The Making and Unmaking of Homo Sovieticus
Key Insight 1
Narrator: At the heart of Alexievich's work is the concept of a unique type of person forged by the communist experiment: Homo Sovieticus, or the Soviet man. This was not an accident but the explicit goal of the regime—to create a new human being detached from bourgeois concepts like private property and individualism. This person was raised for collectivism and, above all, for war. As one voice in the book states, "At heart, we’re built for war. We were always either fighting or preparing to fight. We’ve never known anything else—hence our wartime psychology."
This conditioning started in childhood. One man recounts a youth spent in military towns, where his father, a political commander, would force him and his brother to read heroic war stories and drill them on assembling a Kalashnikov. The goal was to instill an unconditional love for the Motherland and a readiness for self-sacrifice. This created a person who found meaning not in personal happiness, but in being part of a great, shared idea. The tragedy explored in Secondhand Time is what happens when that idea dies. Homo Sovieticus was left stranded, possessing a unique worldview and a shared experience that became incomprehensible to the new world of capitalism. As one of Alexievich's subjects poignantly puts it, "Only a Soviet can understand another Soviet."
The Shock of Freedom and the Betrayal of Capitalism
Key Insight 2
Narrator: The fall of the Soviet Union was not universally experienced as liberation. While the intelligentsia in the cities celebrated the arrival of freedom, for many, the transition was a traumatic shock. The initial euphoria of Perestroika quickly soured as the 1990s descended into economic chaos, rampant inequality, and a brutal new reality. People who had been taught to despise money and commerce were suddenly thrust into a world where survival depended on it.
Alexievich captures this profound disillusionment through countless stories. One engineer, who once took immense pride in building missiles for a superpower, describes his despair when his factory was converted to manufacture washing machines, only for him to be laid off shortly after. For him, the grand purpose of his life had been replaced by the banal pursuit of consumer goods. This sentiment is echoed by a woman who laments, "Freedom turned out to mean the rehabilitation of bourgeois existence... The freedom of Her Highness Consumption." Many felt they had been lied to. They believed they were fixing socialism, not replacing it with a system that felt cruel and predatory. They had traded the security of a flawed but familiar world for a supermarket of foreign goods and a society where, as many felt, the "little man" no longer mattered.
A Land Haunted by Victims and Executioners
Key Insight 3
Narrator: The Soviet experience was built on a foundation of immense violence and trauma, from the gulags to the purges. Alexievich masterfully shows how this legacy created a society where the lines between victim and executioner were hopelessly blurred. The same person could be both. This paradox is powerfully illustrated in the story of Elena, a devout communist whose father was a prisoner of war during the Russo-Finnish War. After being captured, he was treated humanely by the Finns. But upon his return to the Soviet Union, he was branded a traitor and sentenced to six years in a labor camp by his own country. Despite this profound betrayal, he remained a loyal party member until his death.

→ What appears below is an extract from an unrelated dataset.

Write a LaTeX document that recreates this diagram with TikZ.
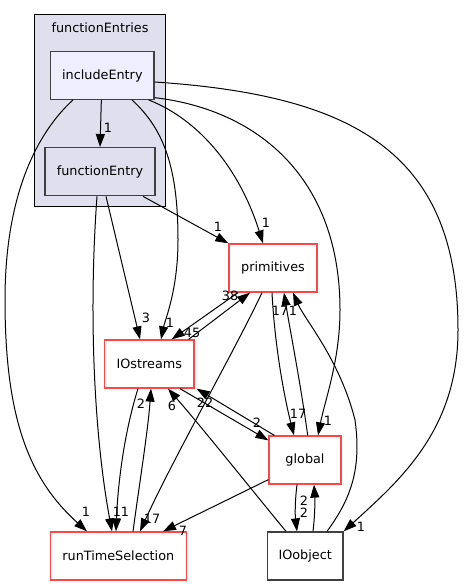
\documentclass[tikz,border=0pt]{standalone}
\usepackage{fontspec}
\setmainfont{DejaVu Sans}
\usetikzlibrary{arrows.meta}
\definecolor{doxred}{RGB}{255,70,70}
\definecolor{doxgrey}{RGB}{64,64,64}
\definecolor{clfill}{RGB}{223,223,237}
\definecolor{incfill}{RGB}{238,238,255}
\tikzset{
  every node/.style={font=\fontsize{12.8}{15}\selectfont, inner sep=0pt},
  dirbox/.style={draw=doxgrey, line width=1.3pt, minimum height=48pt},
  redbox/.style={draw=doxred, line width=1.3pt, fill=white, minimum height=48pt},
  edge/.style={draw=black, line width=1pt, -{Triangle[length=13pt,width=9pt]}},
  lbl/.style={font=\fontsize{12.8}{15}\selectfont}
}
\begin{document}
\begin{tikzpicture}[x=1pt,y=-1pt]
\useasboundingbox (0,0) rectangle (464,585);
% cluster
\node[draw=black, line width=1pt, fill=clfill, minimum width=131pt, minimum height=191.7pt] (cluster) at (99.8,110.85) {};
\node (clusterlabel) at (100,28) {functionEntries};
% nodes
\node[dirbox, fill=incfill, minimum width=103.3pt, minimum height=47.6pt] (includeEntry) at (102.35,75.5) {includeEntry};
\node[dirbox, fill=clfill, minimum width=110pt] (functionEntry) at (100,171.7) {functionEntry};
\node[redbox, minimum width=88pt] (primitives) at (273,268) {primitives};
\node[redbox, minimum width=89.3pt] (IOstreams) at (149.3,364) {IOstreams};
\node[redbox, minimum width=72pt] (global) at (305,460) {global};
\node[redbox, minimum width=136pt] (runTimeSelection) at (118.3,556) {runTimeSelection};
\node[dirbox, fill=white, minimum width=75.7pt] (IOobject) at (305.2,556) {IOobject};
% edges
\draw[edge] ([xshift=-1pt]includeEntry.south) -- (functionEntry.north);
\draw[edge] ([xshift=-29.35pt]includeEntry.south) .. controls (40,130) and (5,190) .. (5,300) .. controls (5,420) and (30,480) .. ([xshift=-31.3pt]runTimeSelection.north);
\draw[edge] ([xshift=29.65pt]includeEntry.south) .. controls (165,130) and (178,170) .. (178,240) .. controls (178,290) and (165,320) .. ([xshift=11.7pt]IOstreams.north);
\draw[edge] ([xshift=-6pt]includeEntry.south east) .. controls (200,120) and (240,170) .. ([xshift=-10pt]primitives.north);
\draw[edge] ([yshift=2.3pt]includeEntry.south east) .. controls (260,110) and (340,180) .. (340,310) .. controls (340,360) and (325,400) .. ([xshift=13pt]global.north);
\draw[edge] ([yshift=-6.5pt]includeEntry.east) .. controls (350,95) and (458,150) .. (458,330) .. controls (458,430) and (400,480) .. (IOobject.north east);
\draw[edge] ([xshift=6pt]functionEntry.south) -- ([xshift=-9.3pt]IOstreams.north);
\draw[edge] ([xshift=-3pt]functionEntry.south) .. controls (88,320) and (95,440) .. ([xshift=-6.3pt]runTimeSelection.north);
\draw[edge] ([xshift=43pt]functionEntry.south) -- (primitives.north west);
\draw[edge] ([xshift=-11.3pt]IOstreams.south) .. controls (125,430) and (118,480) .. ([xshift=-2.3pt]runTimeSelection.north);
\draw[edge] ([xshift=14.7pt]runTimeSelection.north) .. controls (140,480) and (148,430) .. ([xshift=1.7pt]IOstreams.south);
\draw[edge] ([xshift=-11pt]primitives.south) .. controls (235,350) and (175,455) .. ([xshift=21.7pt]runTimeSelection.north);
\draw[edge] ([xshift=-6pt]IOstreams.north east) -- ([xshift=-23pt]primitives.south);
\draw[edge] ([xshift=-35pt]primitives.south) -- ([xshift=22.4pt]IOstreams.north);
\draw[edge] ([xshift=-1pt]primitives.south) .. controls (275,350) and (285,400) .. ([xshift=-11pt]global.north);
\draw[edge] ([xshift=2.7pt]global.north) .. controls (300,380) and (290,330) .. ([xshift=11pt]primitives.south);
\draw[edge] ([xshift=21.8pt]IOobject.north) .. controls (350,500) and (362,470) .. (355,420) .. controls (340,360) and (305,320) .. ([xshift=20pt]primitives.south);
\draw[edge] ([xshift=30.7pt]IOstreams.south) -- ([yshift=-5pt]global.north west);
\draw[edge] ([xshift=6pt]global.north west) -- ([xshift=2pt]IOstreams.south east);
\draw[edge] ([xshift=-19.2pt]IOobject.north) .. controls (260,500) and (200,425) .. ([xshift=18.7pt]IOstreams.south);
\draw[edge] ([xshift=-8pt]global.south) .. controls (295,500) and (295,515) .. ([xshift=-8.2pt]IOobject.north);
\draw[edge] ([xshift=7.8pt]IOobject.north) .. controls (315,515) and (315,500) .. ([xshift=9pt]global.south);
\draw[edge] ([yshift=5pt]global.south west) -- ([xshift=44.7pt]runTimeSelection.north);
% labels
\node[lbl] (l1) at (108,128) {1};
\node[lbl] (l2) at (86,512) {1};
\node[lbl] (l3) at (170,323) {1};
\node[lbl] (l4) at (146,318) {3};
\node[lbl] (l5) at (117,512) {1};
\node[lbl] (l6) at (125,512) {1};
\node[lbl] (l7) at (141,404) {2};
\node[lbl] (l8) at (152,519) {17};
\node[lbl] (l9) at (218,227) {1};
\node[lbl] (l10) at (266,223) {1};
\node[lbl] (l11) at (328,421) {1};
\node[lbl] (l12) at (361,527) {1};
\node[lbl] (l13) at (230,296) {38};
\node[lbl] (l14) at (192,333) {45};
\node[lbl] (l15) at (298,414) {17};
\node[lbl] (l16) at (280,311) {17};
\node[lbl] (l17) at (293,311) {1};
\node[lbl] (l18) at (257,423) {2};
\node[lbl] (l19) at (205,403) {22};
\node[lbl] (l20) at (172,406) {6};
\node[lbl] (l21) at (304,501) {2};
\node[lbl] (l22) at (304,513) {2};
\node[lbl] (l23) at (183,531) {7};
\end{tikzpicture}
\end{document}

This complex relationship with the past makes repentance and justice nearly impossible. The suffering was so widespread that it became a shared, almost normal, condition of life. Alexievich quotes the writer David Rousset, who observed that in the camps, "Victim and executioner are equally ignoble; the lesson of the camps is brotherhood in abjection." This shared abjection helps explain the resurgence of Soviet nostalgia. When the present is chaotic and humiliating, the past—even a brutal one—can seem like a time of stability, greatness, and purpose. It’s why, as the book notes, a survey found that half of young Russians considered Stalin an "unrivaled political figure," a chilling testament to a history that has never been fully reckoned with.
The Human Cost of a Collapsing Empire
Key Insight 4
Narrator: While history books record the fall of the Berlin Wall and the dissolution of the USSR, Secondhand Time focuses on the forgotten human cost of these grand events. The collapse of the empire unleashed a wave of ethnic conflicts in places like Abkhazia, Tajikistan, and Chechnya, turning neighbors into enemies overnight. Alexievich gives voice to the refugees and survivors of these brutal wars. One woman recounts her idyllic childhood in the multi-ethnic region of Abkhazia, where Georgians and Abkhazians lived side by side. When war erupted, her world was shattered. She witnessed horrific violence, became a refugee living in a Moscow train station, and was left so traumatized that she lost her faith in humanity.
The indifference of the new Russian state to this suffering is another recurring theme. In one of the book's most heart-wrenching accounts, a mother, Ludmila, tells the story of her daughter, Olesya, who joined the police force to make a living and was sent to Chechnya. Olesya died there under suspicious circumstances, officially a suicide. Ludmila’s quest for truth is met with a wall of bureaucratic indifference and corruption. She is told her daughter isn't a hero because she didn't kill anyone. This story reveals a society where life has been devalued, where justice is for sale, and where the state that once demanded ultimate sacrifice now offers nothing in return.
Conclusion
Narrator: The single most important takeaway from Secondhand Time is that the end of the Soviet Union was not merely a political or economic event; it was an anthropological catastrophe. It marked the end of a civilization and the ideology that animated it, leaving millions of people psychologically unmoored, grappling with a secondhand version of time, pieced together from the wreckage of a grand, failed utopia.
Svetlana Alexievich’s work forces us to look beyond the simplistic narratives of Cold War victory and failure. It challenges us to consider the "history of the soul" and asks a deeply unsettling question: What happens to human beings when the grand story that gave their lives meaning, and even justified their suffering, disappears overnight? They are left to wander through the ruins, searching for new words and new ideas, haunted by the ghosts of who they once were.